Que se passera-t-il pour les risques de cyberattaque?

"La manière dont on va assurer ces véhicules dépend totalement du cadre juridique", explique-t-il. "Il faut changer la réglementation en admettant que le conducteur ne peut jamais être responsable et définir tous les acteurs qui peuvent l'être ainsi que les conditions d'assurabilité des véhicules". Avec un véhicule autonome, la responsabilité se porte sur les éditeurs des logiciels de pilotage et sur les constructeurs automobiles, ce qui implique que l'assureur soit capable d'évaluer ces technologies et non plus la qualité de la conduite.
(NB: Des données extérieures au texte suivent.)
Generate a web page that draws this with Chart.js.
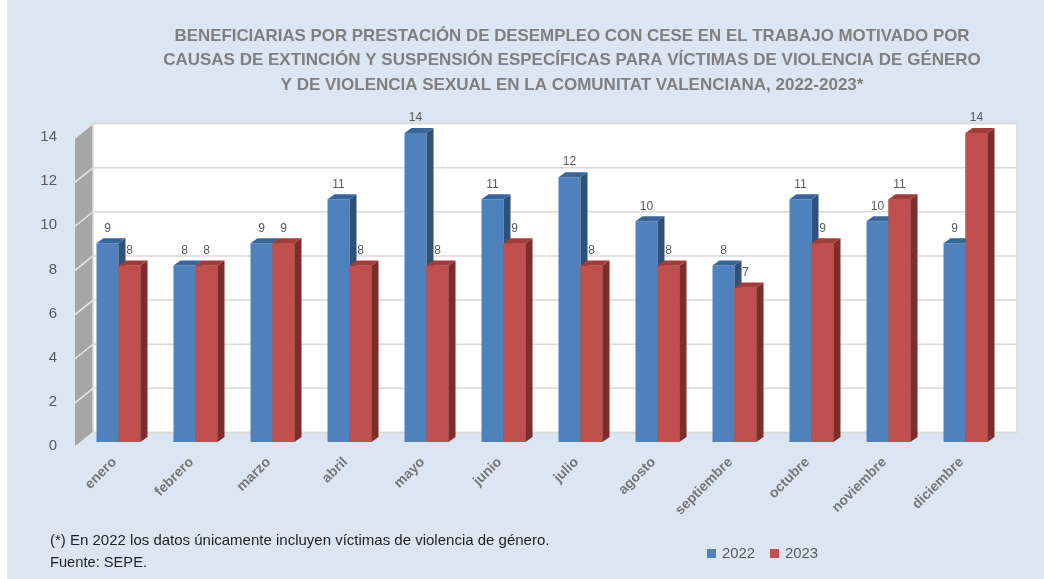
<!DOCTYPE html>
<html>
<head>
<meta charset="utf-8">
<script src="https://cdn.jsdelivr.net/npm/chart.js@4"></script>
<style>
  html, body { margin: 0; padding: 0; background: #ffffff; }
  #wrap { width: 1044px; height: 579px; }
</style>
</head>
<body>
<div id="wrap"><canvas id="chart" width="1044" height="579"></canvas></div>
<script>
var months = ['enero', 'febrero', 'marzo', 'abril', 'mayo', 'junio', 'julio', 'agosto', 'septiembre', 'octubre', 'noviembre', 'diciembre'];
var values2022 = [9, 8, 9, 11, 14, 11, 12, 10, 8, 11, 10, 9];
var values2023 = [8, 8, 9, 8, 8, 9, 8, 8, 7, 9, 11, 14];
var yTicks = [0, 2, 4, 6, 8, 10, 12, 14];
var titleLines = [
  'BENEFICIARIAS POR PRESTACIÓN DE DESEMPLEO CON CESE EN EL TRABAJO MOTIVADO POR',
  'CAUSAS DE EXTINCIÓN Y SUSPENSIÓN ESPECÍFICAS PARA VÍCTIMAS DE VIOLENCIA DE GÉNERO',
  'Y DE VIOLENCIA SEXUAL EN LA COMUNITAT VALENCIANA, 2022-2023*'
];
var notes = [
  '(*) En 2022 los datos únicamente incluyen víctimas de violencia de género.',
  'Fuente: SEPE.'
];

var FONT = '"Liberation Sans", Arial, sans-serif';
var shades = {
  '#4f81bd': { top: '#3b6496', side: '#2f5079' },
  '#c0504d': { top: '#9e3e3b', side: '#7b2e2c' }
};

function drawDepth(c, bar, sh) {
  var dx = 7, dy = -5;
  var l = bar.x - bar.width / 2, r = bar.x + bar.width / 2, t = bar.y, b = bar.base;
  c.fillStyle = sh.side;
  c.beginPath();
  c.moveTo(r, b); c.lineTo(r, t); c.lineTo(r + dx, t + dy); c.lineTo(r + dx, b + dy);
  c.closePath(); c.fill();
  c.fillStyle = sh.top;
  c.beginPath();
  c.moveTo(l, t); c.lineTo(l + dx, t + dy); c.lineTo(r + dx, t + dy); c.lineTo(r, t);
  c.closePath(); c.fill();
}

// background, walls and gridlines of the 3D box
var backdrop = {
  id: 'backdrop',
  beforeDraw: function (chart) {
    var c = chart.ctx, a = chart.chartArea, y = chart.scales.y;
    c.save();
    c.fillStyle = '#ffffff';
    c.fillRect(0, 0, chart.width, chart.height);
    c.fillStyle = '#dce6f2';
    c.fillRect(7, 0, chart.width - 7, chart.height);

    var y0 = y.getPixelForValue(0), yt = y.getPixelForValue(14);
    var fx = a.left - 5, fy = 5, bx = a.left + 13, by = -9.5;
    // side wall
    c.fillStyle = '#a6a6a6';
    c.beginPath();
    c.moveTo(fx, y0 + fy); c.lineTo(fx, yt + fy);
    c.lineTo(bx, yt + by); c.lineTo(bx, y0 + by);
    c.closePath(); c.fill();
    // back wall
    c.fillStyle = '#ffffff';
    c.fillRect(bx, yt + by, a.right + 13 - bx, y0 - yt);
    c.strokeStyle = '#d9d9d9';
    c.lineWidth = 1.5;
    c.strokeRect(bx, yt + by, a.right + 13 - bx, y0 - yt);
    yTicks.forEach(function (v) {
      var p = y.getPixelForValue(v);
      c.strokeStyle = '#d9d9d9';
      c.beginPath(); c.moveTo(bx, p + by); c.lineTo(a.right + 13, p + by); c.stroke();
      c.strokeStyle = '#e6e6e6';
      c.beginPath(); c.moveTo(fx, p + fy); c.lineTo(bx, p + by); c.stroke();
    });
    c.restore();
  },
  afterDatasetsDraw: function (chart) {
    var c = chart.ctx;
    var m0 = chart.getDatasetMeta(0), m1 = chart.getDatasetMeta(1);
    var s0 = shades[chart.data.datasets[0].backgroundColor];
    var s1 = shades[chart.data.datasets[1].backgroundColor];
    c.save();
    m0.data.forEach(function (bar, j) {
      drawDepth(c, bar, s0);
      m1.data[j].draw(c);
      drawDepth(c, m1.data[j], s1);
    });
    c.restore();
  },
  afterDraw: function (chart) {
    var c = chart.ctx;
    c.save();
    // value labels
    c.font = '12px ' + FONT;
    c.fillStyle = '#595959';
    c.textAlign = 'center';
    c.textBaseline = 'middle';
    chart.data.datasets.forEach(function (ds, i) {
      chart.getDatasetMeta(i).data.forEach(function (bar, j) {
        c.fillText(String(ds.data[j]), bar.x, bar.y - 15);
      });
    });
    // title
    c.font = 'bold 17px ' + FONT;
    c.fillStyle = '#7f7f7f';
    var widths = [795, 823, 609];
    titleLines.forEach(function (line, i) {
      c.fillText(line, 572, 36 + i * 24.5, widths[i]);
    });
    // notes
    c.textAlign = 'left';
    c.font = '15px ' + FONT;
    c.fillStyle = '#1f1f1f';
    c.fillText(notes[0], 50, 541, 551);
    c.fillText(notes[1], 50, 563, 97);
    // legend
    var lx = 707;
    chart.data.datasets.forEach(function (ds) {
      c.fillStyle = ds.backgroundColor;
      c.fillRect(lx, 549, 9, 9);
      c.fillStyle = '#595959';
      c.font = '15px ' + FONT;
      c.fillText(ds.label, lx + 15, 554, 33);
      lx += 63;
    });
    c.restore();
  }
};

new Chart(document.getElementById('chart').getContext('2d'), {
  type: 'bar',
  data: {
    labels: months,
    datasets: [
      { label: '2022', data: values2022, backgroundColor: '#4f81bd' },
      { label: '2023', data: values2023, backgroundColor: '#c0504d' }
    ]
  },
  options: {
    responsive: false,
    animation: false,
    layout: { padding: { left: 20, right: 40, top: 133, bottom: 37 } },
    datasets: { bar: { barPercentage: 1, categoryPercentage: 44 / 77 } },
    plugins: { legend: { display: false }, tooltip: { enabled: false } },
    scales: {
      x: {
        grid: { display: false, drawTicks: false },
        border: { display: false },
        ticks: {
          color: '#767676', font: { family: FONT, size: 14, weight: 'bold' },
          minRotation: 45, maxRotation: 45, padding: 12, labelOffset: -4
        },
        afterFit: function (s) { s.height = 100; }
      },
      y: {
        min: 0, max: 14,
        grid: { display: false, drawTicks: false },
        border: { display: false },
        ticks: {
          stepSize: 2, color: '#595959', font: { family: FONT, size: 15 },
          padding: 23, labelOffset: 4
        },
        afterFit: function (s) { s.width = 60; }
      }
    }
  },
  plugins: [backdrop]
});
</script>
</body>
</html>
Autre complication: les cyberattaques, "seul frein au développement de ces véhicules", selon François Nédey, car "un véhicule ne sera vraiment autonome que s'il est capable de dialoguer avec son environnement, ce qui ouvre la porte aux cyberattaques". "On ne peut pas avoir de certitudes sur ce qui va se passer. Cela va énormément changer la vie des gens, la société. Il faut être ouvert à toutes les solutions et bien les anticiper", conclut-il.